START

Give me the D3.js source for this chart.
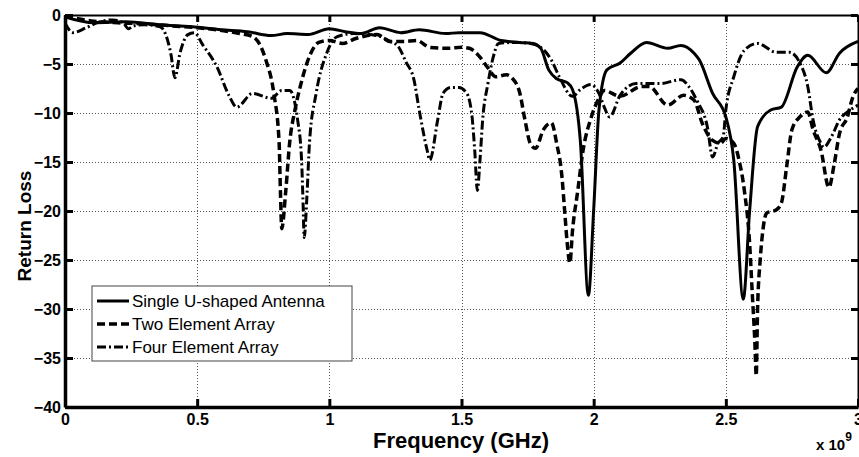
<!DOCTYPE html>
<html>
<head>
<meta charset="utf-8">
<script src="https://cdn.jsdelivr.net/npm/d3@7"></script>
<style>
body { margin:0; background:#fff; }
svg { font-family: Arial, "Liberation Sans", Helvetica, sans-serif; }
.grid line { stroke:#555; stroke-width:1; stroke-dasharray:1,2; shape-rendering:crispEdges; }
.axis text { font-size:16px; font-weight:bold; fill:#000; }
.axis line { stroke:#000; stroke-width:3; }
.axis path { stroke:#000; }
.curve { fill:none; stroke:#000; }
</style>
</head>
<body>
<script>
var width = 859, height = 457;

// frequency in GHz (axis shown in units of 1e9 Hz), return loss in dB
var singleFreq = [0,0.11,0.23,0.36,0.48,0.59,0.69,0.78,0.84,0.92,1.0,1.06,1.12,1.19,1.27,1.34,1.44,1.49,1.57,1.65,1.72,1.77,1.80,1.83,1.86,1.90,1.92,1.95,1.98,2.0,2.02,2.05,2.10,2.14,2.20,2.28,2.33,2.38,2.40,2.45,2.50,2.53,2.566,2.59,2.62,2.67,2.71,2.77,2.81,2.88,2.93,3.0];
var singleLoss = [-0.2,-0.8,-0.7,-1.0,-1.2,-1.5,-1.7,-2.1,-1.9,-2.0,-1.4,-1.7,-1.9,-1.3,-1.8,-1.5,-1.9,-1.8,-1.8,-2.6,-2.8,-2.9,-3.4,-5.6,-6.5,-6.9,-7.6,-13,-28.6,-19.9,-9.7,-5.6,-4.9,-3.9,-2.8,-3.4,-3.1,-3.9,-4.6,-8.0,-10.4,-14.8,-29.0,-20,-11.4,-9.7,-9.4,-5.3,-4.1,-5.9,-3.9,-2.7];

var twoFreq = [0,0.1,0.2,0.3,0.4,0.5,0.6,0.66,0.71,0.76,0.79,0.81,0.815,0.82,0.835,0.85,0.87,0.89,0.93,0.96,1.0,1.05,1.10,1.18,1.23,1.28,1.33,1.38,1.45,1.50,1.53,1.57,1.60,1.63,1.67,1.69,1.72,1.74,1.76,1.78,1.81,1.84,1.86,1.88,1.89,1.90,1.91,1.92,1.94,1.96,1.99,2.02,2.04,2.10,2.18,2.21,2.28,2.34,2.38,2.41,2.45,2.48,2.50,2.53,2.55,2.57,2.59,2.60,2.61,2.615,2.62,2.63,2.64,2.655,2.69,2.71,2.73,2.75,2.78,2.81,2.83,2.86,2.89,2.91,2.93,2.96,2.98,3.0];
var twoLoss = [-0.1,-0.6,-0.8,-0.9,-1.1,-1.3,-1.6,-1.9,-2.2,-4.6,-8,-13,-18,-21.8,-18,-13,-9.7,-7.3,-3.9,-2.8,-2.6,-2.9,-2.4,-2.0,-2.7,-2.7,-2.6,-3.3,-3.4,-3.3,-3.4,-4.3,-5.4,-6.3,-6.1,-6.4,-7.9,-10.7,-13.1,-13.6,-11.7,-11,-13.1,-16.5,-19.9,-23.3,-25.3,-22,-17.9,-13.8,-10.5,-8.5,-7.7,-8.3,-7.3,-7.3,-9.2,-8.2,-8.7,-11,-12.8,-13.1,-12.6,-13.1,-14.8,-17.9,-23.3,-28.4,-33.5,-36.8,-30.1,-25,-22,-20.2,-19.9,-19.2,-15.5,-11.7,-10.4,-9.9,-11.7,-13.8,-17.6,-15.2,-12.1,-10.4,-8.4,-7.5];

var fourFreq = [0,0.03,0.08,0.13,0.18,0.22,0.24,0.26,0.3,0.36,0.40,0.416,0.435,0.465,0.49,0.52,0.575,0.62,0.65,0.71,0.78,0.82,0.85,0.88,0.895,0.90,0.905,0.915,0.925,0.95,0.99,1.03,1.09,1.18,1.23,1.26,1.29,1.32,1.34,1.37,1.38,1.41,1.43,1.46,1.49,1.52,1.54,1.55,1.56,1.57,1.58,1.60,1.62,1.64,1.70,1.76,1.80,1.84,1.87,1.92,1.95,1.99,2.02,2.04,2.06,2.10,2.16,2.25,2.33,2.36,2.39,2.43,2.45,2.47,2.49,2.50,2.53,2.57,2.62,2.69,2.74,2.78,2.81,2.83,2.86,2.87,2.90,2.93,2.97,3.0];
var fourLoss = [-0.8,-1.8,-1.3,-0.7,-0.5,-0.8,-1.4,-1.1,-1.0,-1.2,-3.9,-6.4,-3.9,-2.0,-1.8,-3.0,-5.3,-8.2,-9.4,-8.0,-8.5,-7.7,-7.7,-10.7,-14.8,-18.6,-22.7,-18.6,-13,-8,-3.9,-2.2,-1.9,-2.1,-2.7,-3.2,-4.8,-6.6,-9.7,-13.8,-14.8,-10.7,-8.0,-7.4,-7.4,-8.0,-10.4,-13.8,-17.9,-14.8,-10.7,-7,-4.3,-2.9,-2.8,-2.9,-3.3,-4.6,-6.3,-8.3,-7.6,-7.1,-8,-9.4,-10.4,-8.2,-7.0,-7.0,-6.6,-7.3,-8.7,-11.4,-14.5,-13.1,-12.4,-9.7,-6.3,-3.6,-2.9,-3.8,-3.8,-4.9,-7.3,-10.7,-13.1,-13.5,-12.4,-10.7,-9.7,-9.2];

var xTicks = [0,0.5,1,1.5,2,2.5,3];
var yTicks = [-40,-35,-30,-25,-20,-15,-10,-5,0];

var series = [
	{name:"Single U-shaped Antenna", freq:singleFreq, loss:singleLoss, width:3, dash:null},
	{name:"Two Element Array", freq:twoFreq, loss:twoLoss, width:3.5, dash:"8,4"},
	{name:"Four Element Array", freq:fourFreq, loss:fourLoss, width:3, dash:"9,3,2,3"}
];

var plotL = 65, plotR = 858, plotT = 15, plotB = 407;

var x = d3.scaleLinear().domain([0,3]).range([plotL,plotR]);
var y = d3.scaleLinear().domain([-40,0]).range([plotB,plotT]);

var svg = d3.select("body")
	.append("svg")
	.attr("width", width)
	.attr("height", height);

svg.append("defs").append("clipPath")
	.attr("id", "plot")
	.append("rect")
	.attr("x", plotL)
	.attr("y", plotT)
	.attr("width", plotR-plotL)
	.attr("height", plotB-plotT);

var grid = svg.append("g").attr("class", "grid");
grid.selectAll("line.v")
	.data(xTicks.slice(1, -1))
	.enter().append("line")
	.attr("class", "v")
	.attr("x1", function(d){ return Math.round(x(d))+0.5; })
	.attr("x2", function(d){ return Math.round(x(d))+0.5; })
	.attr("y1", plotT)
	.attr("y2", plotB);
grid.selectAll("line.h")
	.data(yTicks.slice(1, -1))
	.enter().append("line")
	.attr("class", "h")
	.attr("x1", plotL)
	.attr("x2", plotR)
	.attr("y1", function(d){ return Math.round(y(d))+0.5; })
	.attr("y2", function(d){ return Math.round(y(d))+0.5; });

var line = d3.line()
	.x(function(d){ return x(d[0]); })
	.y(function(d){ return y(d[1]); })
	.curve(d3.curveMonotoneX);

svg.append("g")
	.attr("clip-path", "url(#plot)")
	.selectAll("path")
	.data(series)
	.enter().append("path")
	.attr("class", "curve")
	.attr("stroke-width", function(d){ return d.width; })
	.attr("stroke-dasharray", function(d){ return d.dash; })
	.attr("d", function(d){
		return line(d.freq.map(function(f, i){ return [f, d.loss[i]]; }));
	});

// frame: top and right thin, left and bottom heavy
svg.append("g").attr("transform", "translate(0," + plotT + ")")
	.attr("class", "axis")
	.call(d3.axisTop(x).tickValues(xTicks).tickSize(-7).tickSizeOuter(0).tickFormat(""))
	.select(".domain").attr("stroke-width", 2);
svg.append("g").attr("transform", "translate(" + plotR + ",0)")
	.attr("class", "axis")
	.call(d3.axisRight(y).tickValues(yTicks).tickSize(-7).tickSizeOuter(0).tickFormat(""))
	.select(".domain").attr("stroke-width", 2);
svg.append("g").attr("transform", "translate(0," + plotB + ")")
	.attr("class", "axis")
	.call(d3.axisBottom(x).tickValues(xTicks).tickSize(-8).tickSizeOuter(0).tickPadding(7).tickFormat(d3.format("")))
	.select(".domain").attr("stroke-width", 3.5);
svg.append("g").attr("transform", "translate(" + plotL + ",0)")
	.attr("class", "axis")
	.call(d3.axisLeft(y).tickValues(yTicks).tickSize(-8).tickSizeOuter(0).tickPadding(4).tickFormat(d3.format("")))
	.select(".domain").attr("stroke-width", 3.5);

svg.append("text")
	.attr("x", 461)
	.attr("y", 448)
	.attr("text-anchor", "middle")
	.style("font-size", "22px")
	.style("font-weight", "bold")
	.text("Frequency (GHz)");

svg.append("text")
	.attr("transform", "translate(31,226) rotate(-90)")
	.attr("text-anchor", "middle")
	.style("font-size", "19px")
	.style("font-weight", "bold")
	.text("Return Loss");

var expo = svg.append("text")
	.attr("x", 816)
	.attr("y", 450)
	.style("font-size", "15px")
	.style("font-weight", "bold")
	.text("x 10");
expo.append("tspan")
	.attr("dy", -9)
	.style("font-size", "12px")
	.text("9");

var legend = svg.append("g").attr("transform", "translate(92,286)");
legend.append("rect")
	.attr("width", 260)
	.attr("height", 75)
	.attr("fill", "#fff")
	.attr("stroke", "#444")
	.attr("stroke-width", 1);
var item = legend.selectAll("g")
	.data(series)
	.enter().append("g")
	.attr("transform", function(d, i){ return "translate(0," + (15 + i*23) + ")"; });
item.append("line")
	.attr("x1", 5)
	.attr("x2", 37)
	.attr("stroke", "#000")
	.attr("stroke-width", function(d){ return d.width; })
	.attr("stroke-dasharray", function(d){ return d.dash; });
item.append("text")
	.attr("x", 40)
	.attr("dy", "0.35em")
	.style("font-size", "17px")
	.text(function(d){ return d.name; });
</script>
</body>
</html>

END

Restate only the lines running from the start of the material above through the line containing "var width = 859, height = 457;", ends included. No pictures.

→ Final result:
Give me the D3.js source for this chart.
<!DOCTYPE html>
<html>
<head>
<meta charset="utf-8">
<script src="https://cdn.jsdelivr.net/npm/d3@7"></script>
<style>
body { margin:0; background:#fff; }
svg { font-family: Arial, "Liberation Sans", Helvetica, sans-serif; }
.grid line { stroke:#555; stroke-width:1; stroke-dasharray:1,2; shape-rendering:crispEdges; }
.axis text { font-size:16px; font-weight:bold; fill:#000; }
.axis line { stroke:#000; stroke-width:3; }
.axis path { stroke:#000; }
.curve { fill:none; stroke:#000; }
</style>
</head>
<body>
<script>
var width = 859, height = 457;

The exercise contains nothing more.